* The task *
Copy every line that contains the string "this" from the entries below.

* Data provided *
---

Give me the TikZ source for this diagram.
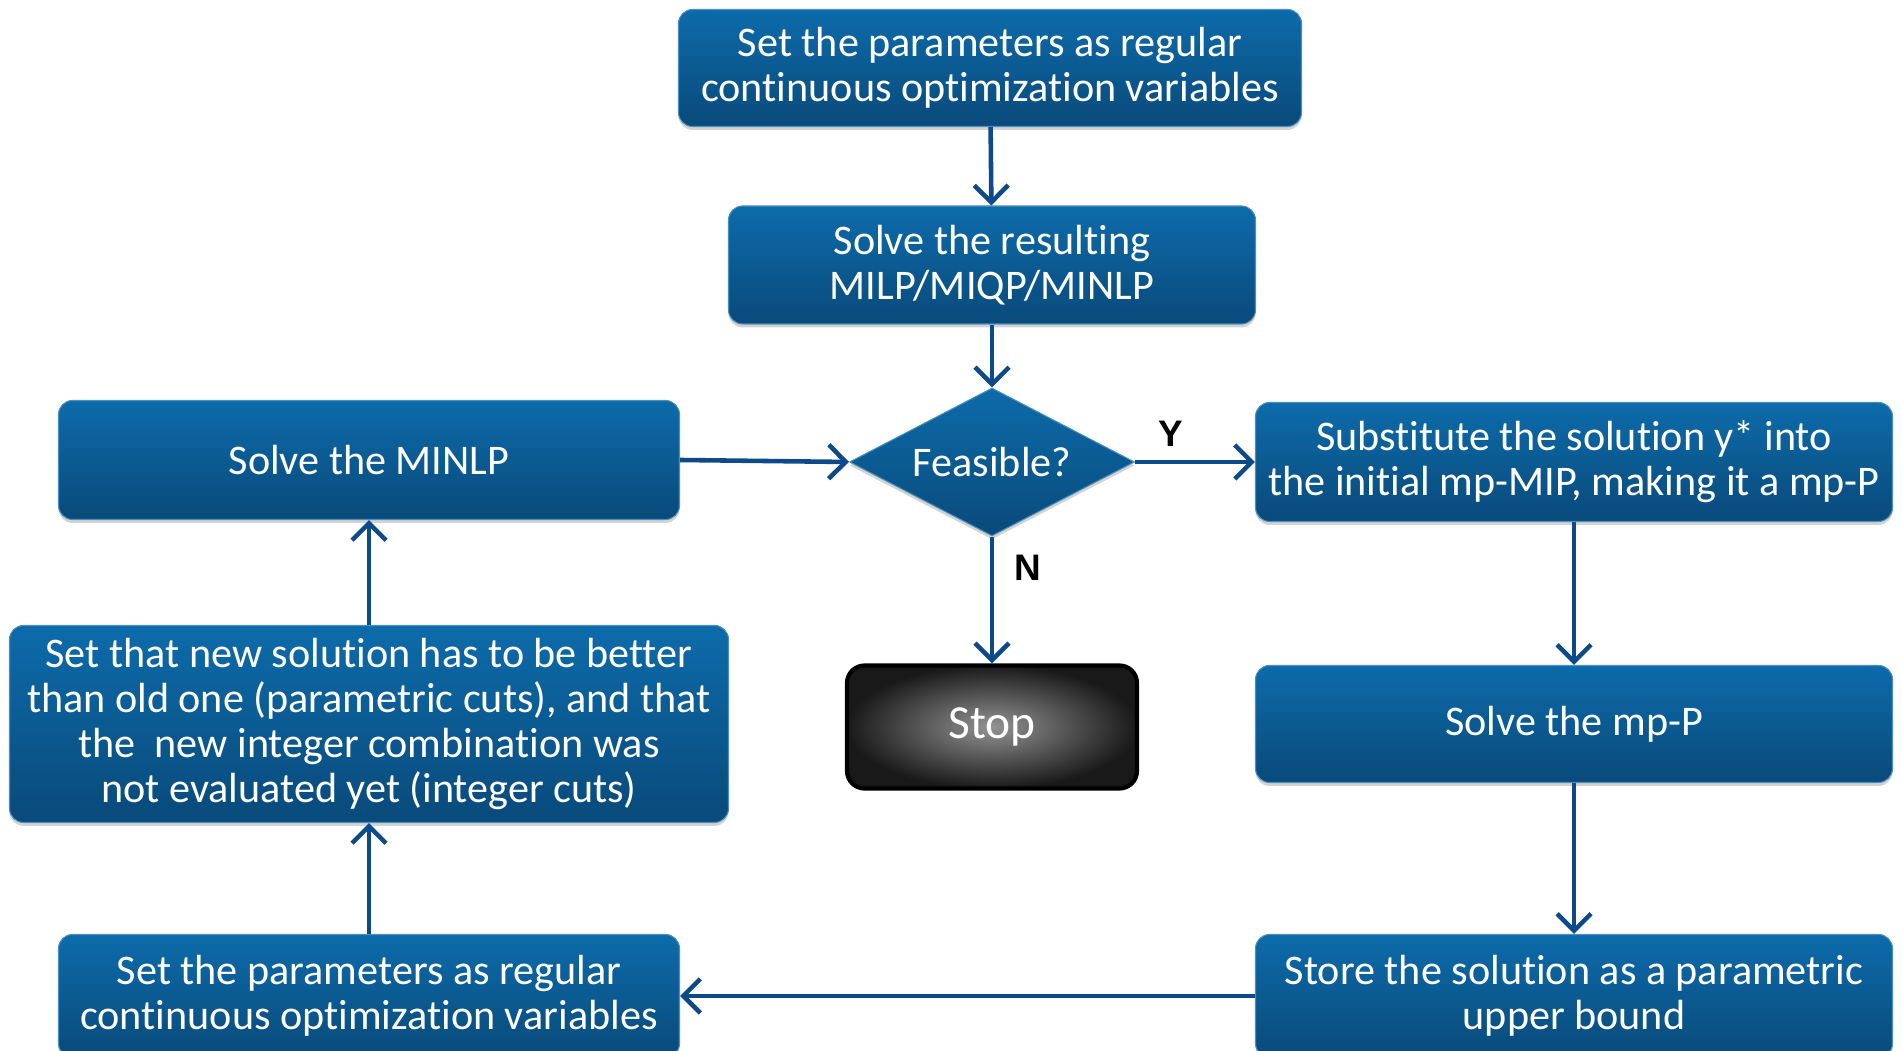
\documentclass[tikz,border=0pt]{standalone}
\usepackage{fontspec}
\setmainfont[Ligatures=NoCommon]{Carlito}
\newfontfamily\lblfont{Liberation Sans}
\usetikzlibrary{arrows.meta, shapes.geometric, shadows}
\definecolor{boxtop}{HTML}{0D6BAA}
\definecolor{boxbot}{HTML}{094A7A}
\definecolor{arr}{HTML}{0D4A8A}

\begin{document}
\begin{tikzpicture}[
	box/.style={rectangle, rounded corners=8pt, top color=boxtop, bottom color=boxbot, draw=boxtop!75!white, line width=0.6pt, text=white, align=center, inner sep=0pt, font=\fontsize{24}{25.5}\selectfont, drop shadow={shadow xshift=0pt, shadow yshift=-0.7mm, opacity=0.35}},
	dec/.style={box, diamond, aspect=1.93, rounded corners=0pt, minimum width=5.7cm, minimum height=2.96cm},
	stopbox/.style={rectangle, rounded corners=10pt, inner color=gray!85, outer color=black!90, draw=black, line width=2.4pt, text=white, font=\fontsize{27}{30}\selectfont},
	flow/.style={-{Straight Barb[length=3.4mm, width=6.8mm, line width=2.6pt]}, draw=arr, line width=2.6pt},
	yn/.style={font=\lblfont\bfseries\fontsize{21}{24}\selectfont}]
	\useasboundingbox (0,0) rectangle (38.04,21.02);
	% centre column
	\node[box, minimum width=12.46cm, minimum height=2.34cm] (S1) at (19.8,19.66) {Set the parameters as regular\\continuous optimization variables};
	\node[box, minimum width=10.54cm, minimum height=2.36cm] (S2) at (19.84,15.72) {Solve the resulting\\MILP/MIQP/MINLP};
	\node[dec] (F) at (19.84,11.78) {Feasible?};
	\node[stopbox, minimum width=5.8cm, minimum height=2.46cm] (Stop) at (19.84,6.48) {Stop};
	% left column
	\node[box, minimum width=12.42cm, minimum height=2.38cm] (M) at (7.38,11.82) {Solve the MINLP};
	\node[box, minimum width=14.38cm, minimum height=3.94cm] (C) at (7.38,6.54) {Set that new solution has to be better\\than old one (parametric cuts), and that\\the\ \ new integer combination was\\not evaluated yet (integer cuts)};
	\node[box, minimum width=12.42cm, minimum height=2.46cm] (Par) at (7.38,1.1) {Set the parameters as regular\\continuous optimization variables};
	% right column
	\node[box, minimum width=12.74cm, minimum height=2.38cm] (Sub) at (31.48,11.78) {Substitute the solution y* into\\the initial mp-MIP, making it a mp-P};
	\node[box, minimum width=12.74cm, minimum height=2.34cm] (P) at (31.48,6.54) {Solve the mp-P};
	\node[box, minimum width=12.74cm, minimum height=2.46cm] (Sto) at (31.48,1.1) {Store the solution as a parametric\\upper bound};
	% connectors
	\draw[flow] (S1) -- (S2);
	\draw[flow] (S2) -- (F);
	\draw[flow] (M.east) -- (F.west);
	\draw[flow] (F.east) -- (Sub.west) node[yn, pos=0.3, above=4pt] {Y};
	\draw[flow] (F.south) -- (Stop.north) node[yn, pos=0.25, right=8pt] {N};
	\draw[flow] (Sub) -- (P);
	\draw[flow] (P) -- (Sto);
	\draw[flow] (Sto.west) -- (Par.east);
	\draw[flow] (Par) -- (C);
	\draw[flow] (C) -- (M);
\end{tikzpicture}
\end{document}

---

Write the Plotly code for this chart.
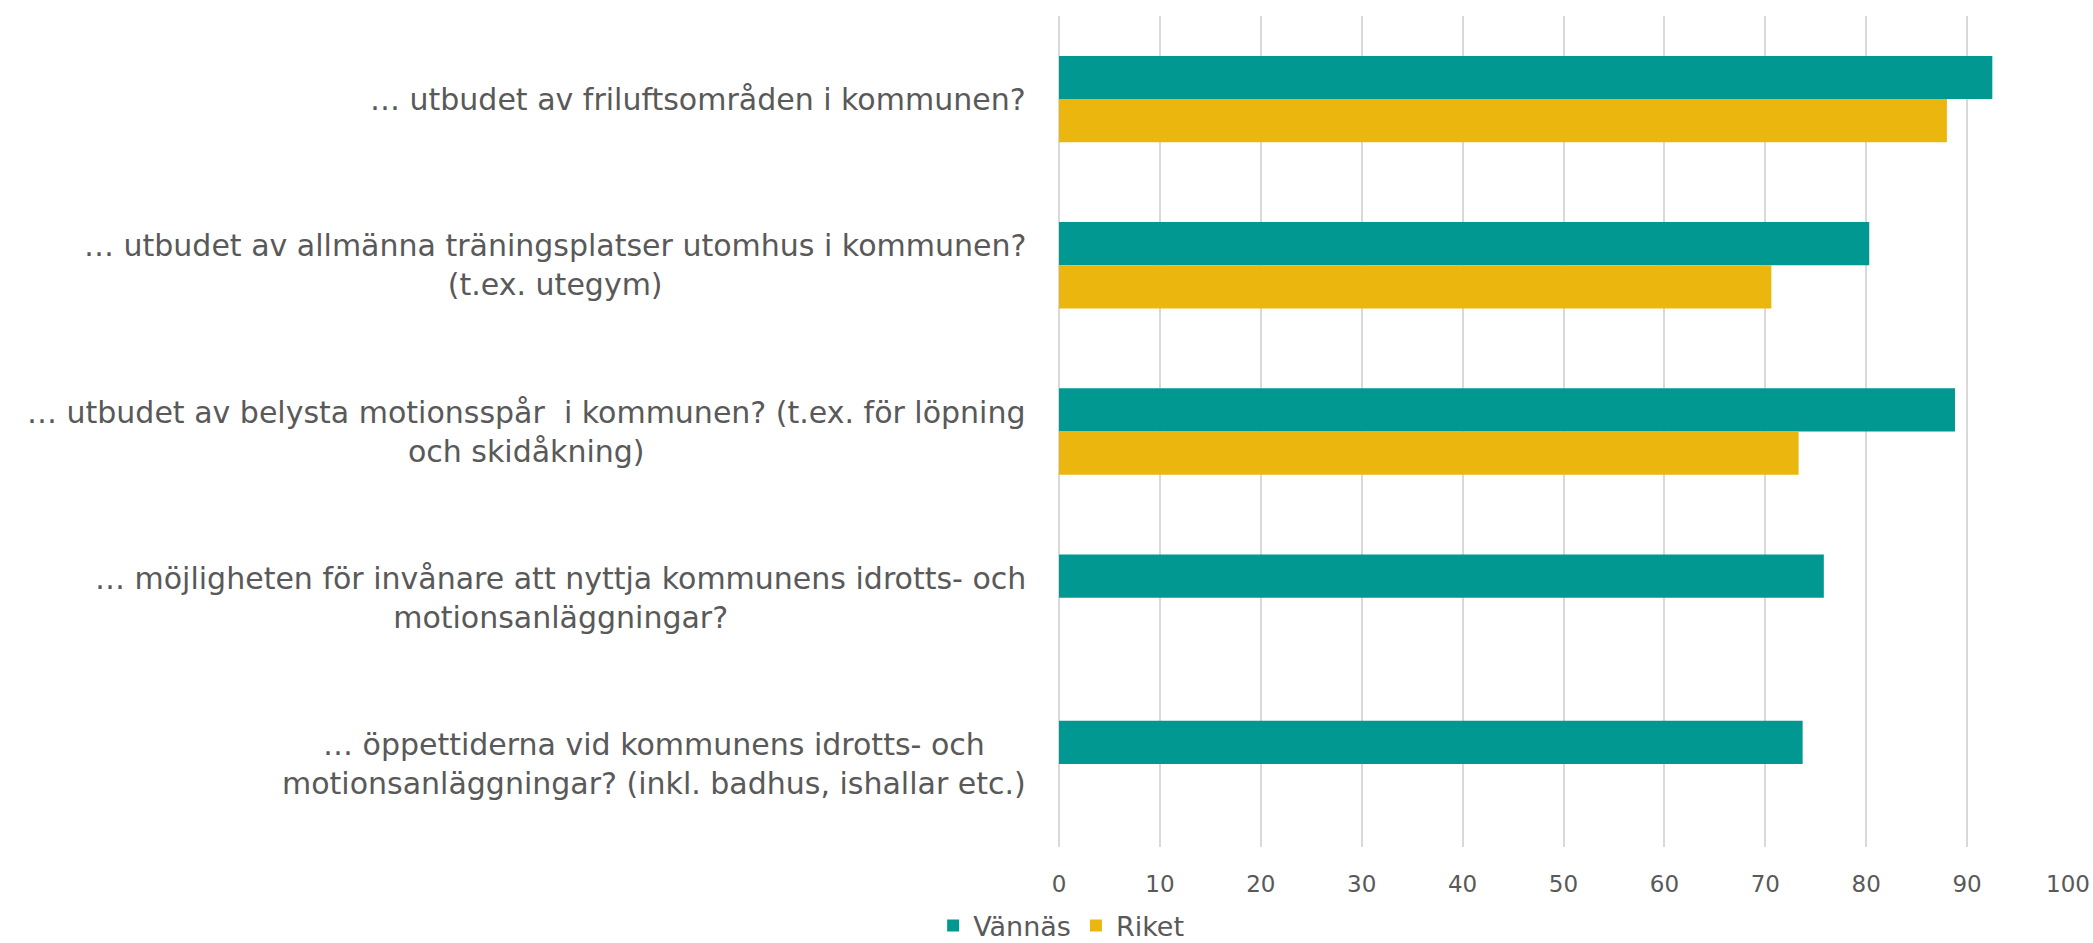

---

* Finished task *
Give me the TikZ source for this diagram.
Write the Plotly code for this chart.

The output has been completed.